- **Your instructions**
Reproduce, character for character, the lines below from the first through the one with "import * as echarts from 'echarts';". Leave pictures out.

-.-.-

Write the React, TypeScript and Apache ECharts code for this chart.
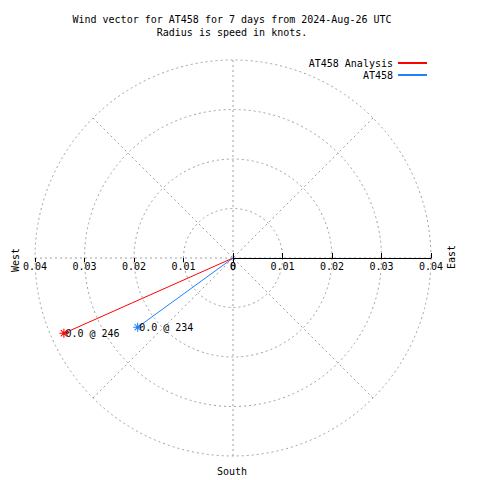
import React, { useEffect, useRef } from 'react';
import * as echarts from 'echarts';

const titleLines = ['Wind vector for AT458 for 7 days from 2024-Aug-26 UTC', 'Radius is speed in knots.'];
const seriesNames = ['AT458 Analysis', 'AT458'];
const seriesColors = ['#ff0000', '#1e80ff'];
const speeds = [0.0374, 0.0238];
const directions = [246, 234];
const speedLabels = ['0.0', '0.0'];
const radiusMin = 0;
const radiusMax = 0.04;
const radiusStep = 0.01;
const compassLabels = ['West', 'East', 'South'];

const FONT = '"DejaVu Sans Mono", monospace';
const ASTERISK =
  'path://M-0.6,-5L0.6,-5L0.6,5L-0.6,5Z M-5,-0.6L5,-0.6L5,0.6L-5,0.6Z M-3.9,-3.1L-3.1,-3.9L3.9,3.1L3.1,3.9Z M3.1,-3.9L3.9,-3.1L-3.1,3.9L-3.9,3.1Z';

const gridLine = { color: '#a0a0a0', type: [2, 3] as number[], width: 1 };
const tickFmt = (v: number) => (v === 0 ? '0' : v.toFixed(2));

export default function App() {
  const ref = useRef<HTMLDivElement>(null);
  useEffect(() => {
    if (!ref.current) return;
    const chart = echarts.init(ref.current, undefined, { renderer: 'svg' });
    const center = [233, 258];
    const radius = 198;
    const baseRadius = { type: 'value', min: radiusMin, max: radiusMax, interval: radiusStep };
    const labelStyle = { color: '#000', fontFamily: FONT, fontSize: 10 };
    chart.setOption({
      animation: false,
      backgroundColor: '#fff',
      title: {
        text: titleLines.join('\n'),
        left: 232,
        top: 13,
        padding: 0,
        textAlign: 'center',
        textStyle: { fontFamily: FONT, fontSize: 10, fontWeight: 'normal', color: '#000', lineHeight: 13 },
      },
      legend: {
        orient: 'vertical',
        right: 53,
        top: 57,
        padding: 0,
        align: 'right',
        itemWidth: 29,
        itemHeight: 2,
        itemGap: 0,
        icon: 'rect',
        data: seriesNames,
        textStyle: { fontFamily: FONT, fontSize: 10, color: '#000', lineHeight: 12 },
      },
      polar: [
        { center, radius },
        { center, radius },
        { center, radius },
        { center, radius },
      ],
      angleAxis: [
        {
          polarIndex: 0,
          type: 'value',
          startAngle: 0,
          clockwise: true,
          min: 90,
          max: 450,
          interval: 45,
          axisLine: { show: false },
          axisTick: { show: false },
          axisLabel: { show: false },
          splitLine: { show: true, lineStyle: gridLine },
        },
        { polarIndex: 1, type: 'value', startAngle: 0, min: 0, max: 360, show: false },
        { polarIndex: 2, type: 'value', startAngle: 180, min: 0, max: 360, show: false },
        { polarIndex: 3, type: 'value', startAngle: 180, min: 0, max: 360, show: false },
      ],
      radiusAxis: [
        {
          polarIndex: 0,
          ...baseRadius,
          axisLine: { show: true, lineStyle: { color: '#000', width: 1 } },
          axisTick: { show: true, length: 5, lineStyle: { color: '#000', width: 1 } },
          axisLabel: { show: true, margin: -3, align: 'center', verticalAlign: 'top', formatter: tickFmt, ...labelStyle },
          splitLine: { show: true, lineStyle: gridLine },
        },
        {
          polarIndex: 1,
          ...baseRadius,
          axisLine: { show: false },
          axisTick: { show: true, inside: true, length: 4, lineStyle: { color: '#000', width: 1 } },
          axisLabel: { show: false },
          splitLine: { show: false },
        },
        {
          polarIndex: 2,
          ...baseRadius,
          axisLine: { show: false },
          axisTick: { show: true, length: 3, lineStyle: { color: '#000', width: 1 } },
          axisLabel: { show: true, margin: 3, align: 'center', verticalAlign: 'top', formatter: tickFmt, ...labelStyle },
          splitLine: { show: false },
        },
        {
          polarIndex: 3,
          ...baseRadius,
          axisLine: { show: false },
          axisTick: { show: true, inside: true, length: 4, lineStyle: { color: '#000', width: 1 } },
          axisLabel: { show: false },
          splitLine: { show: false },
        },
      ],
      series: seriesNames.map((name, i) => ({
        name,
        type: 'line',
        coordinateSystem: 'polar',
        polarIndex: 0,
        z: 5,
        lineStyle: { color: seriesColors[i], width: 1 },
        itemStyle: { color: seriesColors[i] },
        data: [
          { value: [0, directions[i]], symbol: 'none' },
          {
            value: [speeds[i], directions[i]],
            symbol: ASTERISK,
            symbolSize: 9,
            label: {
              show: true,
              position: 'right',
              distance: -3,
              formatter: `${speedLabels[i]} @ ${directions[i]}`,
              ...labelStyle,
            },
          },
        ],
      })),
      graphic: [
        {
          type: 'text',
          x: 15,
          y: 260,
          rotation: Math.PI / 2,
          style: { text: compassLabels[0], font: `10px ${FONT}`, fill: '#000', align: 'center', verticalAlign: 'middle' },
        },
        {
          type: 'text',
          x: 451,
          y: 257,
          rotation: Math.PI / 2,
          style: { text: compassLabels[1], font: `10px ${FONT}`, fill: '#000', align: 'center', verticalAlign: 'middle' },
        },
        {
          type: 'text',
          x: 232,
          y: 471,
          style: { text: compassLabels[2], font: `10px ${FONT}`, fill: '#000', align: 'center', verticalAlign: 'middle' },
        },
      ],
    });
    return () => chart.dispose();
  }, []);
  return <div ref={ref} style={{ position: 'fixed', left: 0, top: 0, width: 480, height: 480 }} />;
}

-.-.-

- **Response to the exercise**
Write the React, TypeScript and Apache ECharts code for this chart.
import React, { useEffect, useRef } from 'react';
import * as echarts from 'echarts';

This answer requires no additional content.